--- start of Data section ---

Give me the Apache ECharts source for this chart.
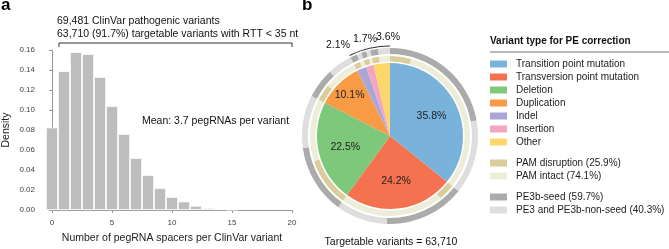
<!DOCTYPE html>
<html>
<head>
<meta charset="utf-8">
<script src="https://cdn.jsdelivr.net/npm/echarts@6/dist/echarts.min.js"></script>
<style>
  html, body { margin: 0; padding: 0; background: #fff; }
  #chart { width: 669px; height: 249px; }
</style>
</head>
<body>
<div id="chart"></div>
<script>
// panel a: histogram of pegRNA spacers per variant
const spacerCounts = [0, 1, 2, 3, 4, 5, 6, 7, 8, 9, 10, 11, 12, 13, 14, 15];
const density = [0.0825, 0.139, 0.158, 0.156, 0.133, 0.104, 0.076, 0.052, 0.035, 0.022, 0.013, 0.0085, 0.0042, 0.002, 0.001, 0.0004];

// panel b: variant types
const categories = ['Transition point mutation', 'Transversion point mutation', 'Deletion', 'Duplication', 'Indel', 'Insertion', 'Other'];
const shares = [35.8, 24.2, 22.5, 10.1, 2.1, 1.7, 3.6];
const typeColors = ['#79b3db', '#f4724f', '#7dc87a', '#f99a45', '#a9a6d6', '#f4a6c1', '#fdd76a'];
const pamFrac = [0.12, 0.14, 0.44, 0.33, 0.6, 0.65, 0.4];
const seedFrac = [0.62, 0.61, 0.57, 0.55, 0.6, 0.55, 0.4];
const pamNames = ['PAM disruption (25.9%)', 'PAM intact (74.1%)'];
const seedNames = ['PE3b-seed (59.7%)', 'PE3 and PE3b-non-seed (40.3%)'];
const pamColors = ['#d9cd9b', '#ededd9'];
const seedColors = ['#ababab', '#dedede'];

const FONT = '"Liberation Sans", Arial, sans-serif';
const cx = 390, cy = 136;

let chart = echarts.init(document.getElementById('chart'));

// split every slice in two for the rings
function ring(frac, names, colors) {
  let out = [];
  shares.forEach(function (s, i) {
    out.push({ name: names[0], value: s * frac[i], itemStyle: { color: colors[0] } });
    out.push({ name: names[1], value: s * (1 - frac[i]), itemStyle: { color: colors[1] } });
  });
  return out;
}

const pieBase = {
  type: 'pie',
  center: [cx, cy],
  startAngle: 90,
  silent: true,
  avoidLabelOverlap: false,
  label: { show: false },
  labelLine: { show: false },
  emphasis: { disabled: true }
};

const legendBase = {
  orient: 'vertical',
  left: 490,
  padding: 0,
  icon: 'rect',
  itemWidth: 17,
  itemHeight: 7,
  itemGap: 0,
  selectedMode: false,
  textStyle: { fontSize: 10, fontFamily: FONT, color: '#222', lineHeight: 13, padding: [0, 0, 0, 4] }
};

const small = [4, 5, 6];
const smallLabelPos = [[338, 45], [365, 39], [388, 37]];

chart.setOption({
  animation: false,
  textStyle: { fontFamily: FONT },
  title: [
    { text: 'a', left: 1, top: -3, padding: 0, textStyle: { fontSize: 17, fontWeight: 'bold', color: '#000', fontFamily: FONT } },
    { text: 'b', left: 302, top: -3, padding: 0, textStyle: { fontSize: 17, fontWeight: 'bold', color: '#000', fontFamily: FONT } },
    { text: 'Variant type for PE correction', left: 490, top: 36, padding: 0, textStyle: { fontSize: 10, fontWeight: 'bold', color: '#111', fontFamily: FONT } }
  ],
  grid: { left: 52, right: 377, top: 50, bottom: 36 },
  xAxis: {
    type: 'value',
    min: 0,
    max: 20,
    interval: 5,
    offset: 5,
    name: 'Number of pegRNA spacers per ClinVar variant',
    nameLocation: 'middle',
    nameGap: 18,
    nameTextStyle: { fontSize: 10.5, color: '#222' },
    axisLine: { lineStyle: { color: '#999' } },
    axisTick: { length: 3, lineStyle: { color: '#999' } },
    axisLabel: { fontSize: 8, color: '#444', margin: 4 },
    splitLine: { show: false }
  },
  yAxis: {
    type: 'value',
    min: 0,
    max: 0.16,
    interval: 0.02,
    offset: 12,
    name: 'Density',
    nameLocation: 'middle',
    nameRotate: 90,
    nameGap: 28,
    nameTextStyle: { fontSize: 10.5, color: '#222' },
    axisLine: { show: true, lineStyle: { color: '#999' } },
    axisTick: { show: true, length: 3, lineStyle: { color: '#999' } },
    axisLabel: { fontSize: 8, color: '#444', margin: 5, formatter: function (v) { return v.toFixed(2); } },
    splitLine: { show: false }
  },
  legend: [
    Object.assign({}, legendBase, { top: 57.5, data: categories }),
    Object.assign({}, legendBase, { top: 156.5, data: pamNames }),
    Object.assign({}, legendBase, { top: 190.5, data: seedNames })
  ],
  series: [
    {
      type: 'bar',
      data: spacerCounts.map(function (c, i) { return [c, density[i]]; }),
      barWidth: 12,
      clip: false,
      silent: true,
      itemStyle: { color: '#bdbdbd', borderColor: '#fff', borderWidth: 0.8 }
    },
    Object.assign({}, pieBase, {
      radius: [0, 73],
      data: categories.map(function (c, i) {
        return { name: c, value: shares[i], itemStyle: { color: typeColors[i] } };
      })
    }),
    Object.assign({}, pieBase, { radius: [74.5, 80], data: ring(pamFrac, pamNames, pamColors) }),
    Object.assign({}, pieBase, { radius: [82, 88], data: ring(seedFrac, seedNames, seedColors) }),
    // bracket arc over the small slices
    Object.assign({}, pieBase, {
      radius: [89.6, 90.5],
      data: shares.map(function (s, i) {
        return { name: 'arc' + i, value: s, itemStyle: { color: small.indexOf(i) >= 0 ? '#333' : 'rgba(0,0,0,0)' } };
      })
    }),
    // percentage labels of the large slices
    Object.assign({}, pieBase, {
      radius: [0, 86],
      z: 5,
      data: shares.map(function (s, i) {
        return {
          name: 'lbl' + i,
          value: s,
          itemStyle: { color: 'rgba(0,0,0,0)' },
          label: { show: small.indexOf(i) < 0 }
        };
      }),
      label: {
        show: true,
        position: 'inside',
        formatter: function (p) { return shares[p.dataIndex].toFixed(1) + '%'; },
        fontSize: 10.5,
        color: '#222',
        fontFamily: FONT
      },
      labelLayout: function (p) {
        if (p.dataIndex === 3) return { dx: -8, dy: -8 };
        return {};
      }
    })
  ],
  graphic: [
    { type: 'text', style: { text: '69,481 ClinVar pathogenic variants', x: 57, y: 21, font: '10.5px ' + FONT, fill: '#111', verticalAlign: 'middle', textVerticalAlign: 'middle' } },
    { type: 'text', style: { text: '63,710 (91.7%) targetable variants with RTT < 35 nt', x: 57, y: 34, font: '10.5px ' + FONT, fill: '#111', verticalAlign: 'middle', textVerticalAlign: 'middle' } },
    { type: 'polyline', shape: { points: [[59, 47], [59, 43], [292, 43], [292, 47]] }, style: { stroke: '#333', lineWidth: 1, fill: null } },
    { type: 'text', style: { text: 'Mean: 3.7 pegRNAs per variant', x: 142, y: 121, font: '10.5px ' + FONT, fill: '#111', verticalAlign: 'middle', textVerticalAlign: 'middle' } },
    { type: 'text', style: { text: 'Targetable variants = 63,710', x: 391, y: 242, font: '10.5px ' + FONT, fill: '#111', align: 'center', textAlign: 'center', verticalAlign: 'middle', textVerticalAlign: 'middle' } },
    { type: 'line', shape: { x1: 490, y1: 52, x2: 669, y2: 52 }, style: { stroke: '#a0a0a0', lineWidth: 1.5 } }
  ].concat(small.map(function (idx, k) {
    return { type: 'text', style: { text: shares[idx].toFixed(1) + '%', x: smallLabelPos[k][0], y: smallLabelPos[k][1], font: '10.5px ' + FONT, fill: '#111', align: 'center', textAlign: 'center', verticalAlign: 'middle', textVerticalAlign: 'middle' } };
  }))
});
</script>
</body>
</html>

--- end of Data section ---

Copy all the lines of data exactly as they appear, dropping any images.

Give me the Apache ECharts source for this chart.
<!DOCTYPE html>
<html>
<head>
<meta charset="utf-8">
<script src="https://cdn.jsdelivr.net/npm/echarts@6/dist/echarts.min.js"></script>
<style>
  html, body { margin: 0; padding: 0; background: #fff; }
  #chart { width: 669px; height: 249px; }
</style>
</head>
<body>
<div id="chart"></div>
<script>
// panel a: histogram of pegRNA spacers per variant
const spacerCounts = [0, 1, 2, 3, 4, 5, 6, 7, 8, 9, 10, 11, 12, 13, 14, 15];
const density = [0.0825, 0.139, 0.158, 0.156, 0.133, 0.104, 0.076, 0.052, 0.035, 0.022, 0.013, 0.0085, 0.0042, 0.002, 0.001, 0.0004];

// panel b: variant types
const categories = ['Transition point mutation', 'Transversion point mutation', 'Deletion', 'Duplication', 'Indel', 'Insertion', 'Other'];
const shares = [35.8, 24.2, 22.5, 10.1, 2.1, 1.7, 3.6];
const typeColors = ['#79b3db', '#f4724f', '#7dc87a', '#f99a45', '#a9a6d6', '#f4a6c1', '#fdd76a'];
const pamFrac = [0.12, 0.14, 0.44, 0.33, 0.6, 0.65, 0.4];
const seedFrac = [0.62, 0.61, 0.57, 0.55, 0.6, 0.55, 0.4];
const pamNames = ['PAM disruption (25.9%)', 'PAM intact (74.1%)'];
const seedNames = ['PE3b-seed (59.7%)', 'PE3 and PE3b-non-seed (40.3%)'];
const pamColors = ['#d9cd9b', '#ededd9'];
const seedColors = ['#ababab', '#dedede'];

const FONT = '"Liberation Sans", Arial, sans-serif';
const cx = 390, cy = 136;

let chart = echarts.init(document.getElementById('chart'));

// split every slice in two for the rings
function ring(frac, names, colors) {
  let out = [];
  shares.forEach(function (s, i) {
    out.push({ name: names[0], value: s * frac[i], itemStyle: { color: colors[0] } });
    out.push({ name: names[1], value: s * (1 - frac[i]), itemStyle: { color: colors[1] } });
  });
  return out;
}

const pieBase = {
  type: 'pie',
  center: [cx, cy],
  startAngle: 90,
  silent: true,
  avoidLabelOverlap: false,
  label: { show: false },
  labelLine: { show: false },
  emphasis: { disabled: true }
};

const legendBase = {
  orient: 'vertical',
  left: 490,
  padding: 0,
  icon: 'rect',
  itemWidth: 17,
  itemHeight: 7,
  itemGap: 0,
  selectedMode: false,
  textStyle: { fontSize: 10, fontFamily: FONT, color: '#222', lineHeight: 13, padding: [0, 0, 0, 4] }
};

const small = [4, 5, 6];
const smallLabelPos = [[338, 45], [365, 39], [388, 37]];

chart.setOption({
  animation: false,
  textStyle: { fontFamily: FONT },
  title: [
    { text: 'a', left: 1, top: -3, padding: 0, textStyle: { fontSize: 17, fontWeight: 'bold', color: '#000', fontFamily: FONT } },
    { text: 'b', left: 302, top: -3, padding: 0, textStyle: { fontSize: 17, fontWeight: 'bold', color: '#000', fontFamily: FONT } },
    { text: 'Variant type for PE correction', left: 490, top: 36, padding: 0, textStyle: { fontSize: 10, fontWeight: 'bold', color: '#111', fontFamily: FONT } }
  ],
  grid: { left: 52, right: 377, top: 50, bottom: 36 },
  xAxis: {
    type: 'value',
    min: 0,
    max: 20,
    interval: 5,
    offset: 5,
    name: 'Number of pegRNA spacers per ClinVar variant',
    nameLocation: 'middle',
    nameGap: 18,
    nameTextStyle: { fontSize: 10.5, color: '#222' },
    axisLine: { lineStyle: { color: '#999' } },
    axisTick: { length: 3, lineStyle: { color: '#999' } },
    axisLabel: { fontSize: 8, color: '#444', margin: 4 },
    splitLine: { show: false }
  },
  yAxis: {
    type: 'value',
    min: 0,
    max: 0.16,
    interval: 0.02,
    offset: 12,
    name: 'Density',
    nameLocation: 'middle',
    nameRotate: 90,
    nameGap: 28,
    nameTextStyle: { fontSize: 10.5, color: '#222' },
    axisLine: { show: true, lineStyle: { color: '#999' } },
    axisTick: { show: true, length: 3, lineStyle: { color: '#999' } },
    axisLabel: { fontSize: 8, color: '#444', margin: 5, formatter: function (v) { return v.toFixed(2); } },
    splitLine: { show: false }
  },
  legend: [
    Object.assign({}, legendBase, { top: 57.5, data: categories }),
    Object.assign({}, legendBase, { top: 156.5, data: pamNames }),
    Object.assign({}, legendBase, { top: 190.5, data: seedNames })
  ],
  series: [
    {
      type: 'bar',
      data: spacerCounts.map(function (c, i) { return [c, density[i]]; }),
      barWidth: 12,
      clip: false,
      silent: true,
      itemStyle: { color: '#bdbdbd', borderColor: '#fff', borderWidth: 0.8 }
    },
    Object.assign({}, pieBase, {
      radius: [0, 73],
      data: categories.map(function (c, i) {
        return { name: c, value: shares[i], itemStyle: { color: typeColors[i] } };
      })
    }),
    Object.assign({}, pieBase, { radius: [74.5, 80], data: ring(pamFrac, pamNames, pamColors) }),
    Object.assign({}, pieBase, { radius: [82, 88], data: ring(seedFrac, seedNames, seedColors) }),
    // bracket arc over the small slices
    Object.assign({}, pieBase, {
      radius: [89.6, 90.5],
      data: shares.map(function (s, i) {
        return { name: 'arc' + i, value: s, itemStyle: { color: small.indexOf(i) >= 0 ? '#333' : 'rgba(0,0,0,0)' } };
      })
    }),
    // percentage labels of the large slices
    Object.assign({}, pieBase, {
      radius: [0, 86],
      z: 5,
      data: shares.map(function (s, i) {
        return {
          name: 'lbl' + i,
          value: s,
          itemStyle: { color: 'rgba(0,0,0,0)' },
          label: { show: small.indexOf(i) < 0 }
        };
      }),
      label: {
        show: true,
        position: 'inside',
        formatter: function (p) { return shares[p.dataIndex].toFixed(1) + '%'; },
        fontSize: 10.5,
        color: '#222',
        fontFamily: FONT
      },
      labelLayout: function (p) {
        if (p.dataIndex === 3) return { dx: -8, dy: -8 };
        return {};
      }
    })
  ],
  graphic: [
    { type: 'text', style: { text: '69,481 ClinVar pathogenic variants', x: 57, y: 21, font: '10.5px ' + FONT, fill: '#111', verticalAlign: 'middle', textVerticalAlign: 'middle' } },
    { type: 'text', style: { text: '63,710 (91.7%) targetable variants with RTT < 35 nt', x: 57, y: 34, font: '10.5px ' + FONT, fill: '#111', verticalAlign: 'middle', textVerticalAlign: 'middle' } },
    { type: 'polyline', shape: { points: [[59, 47], [59, 43], [292, 43], [292, 47]] }, style: { stroke: '#333', lineWidth: 1, fill: null } },
    { type: 'text', style: { text: 'Mean: 3.7 pegRNAs per variant', x: 142, y: 121, font: '10.5px ' + FONT, fill: '#111', verticalAlign: 'middle', textVerticalAlign: 'middle' } },
    { type: 'text', style: { text: 'Targetable variants = 63,710', x: 391, y: 242, font: '10.5px ' + FONT, fill: '#111', align: 'center', textAlign: 'center', verticalAlign: 'middle', textVerticalAlign: 'middle' } },
    { type: 'line', shape: { x1: 490, y1: 52, x2: 669, y2: 52 }, style: { stroke: '#a0a0a0', lineWidth: 1.5 } }
  ].concat(small.map(function (idx, k) {
    return { type: 'text', style: { text: shares[idx].toFixed(1) + '%', x: smallLabelPos[k][0], y: smallLabelPos[k][1], font: '10.5px ' + FONT, fill: '#111', align: 'center', textAlign: 'center', verticalAlign: 'middle', textVerticalAlign: 'middle' } };
  }))
});
</script>
</body>
</html>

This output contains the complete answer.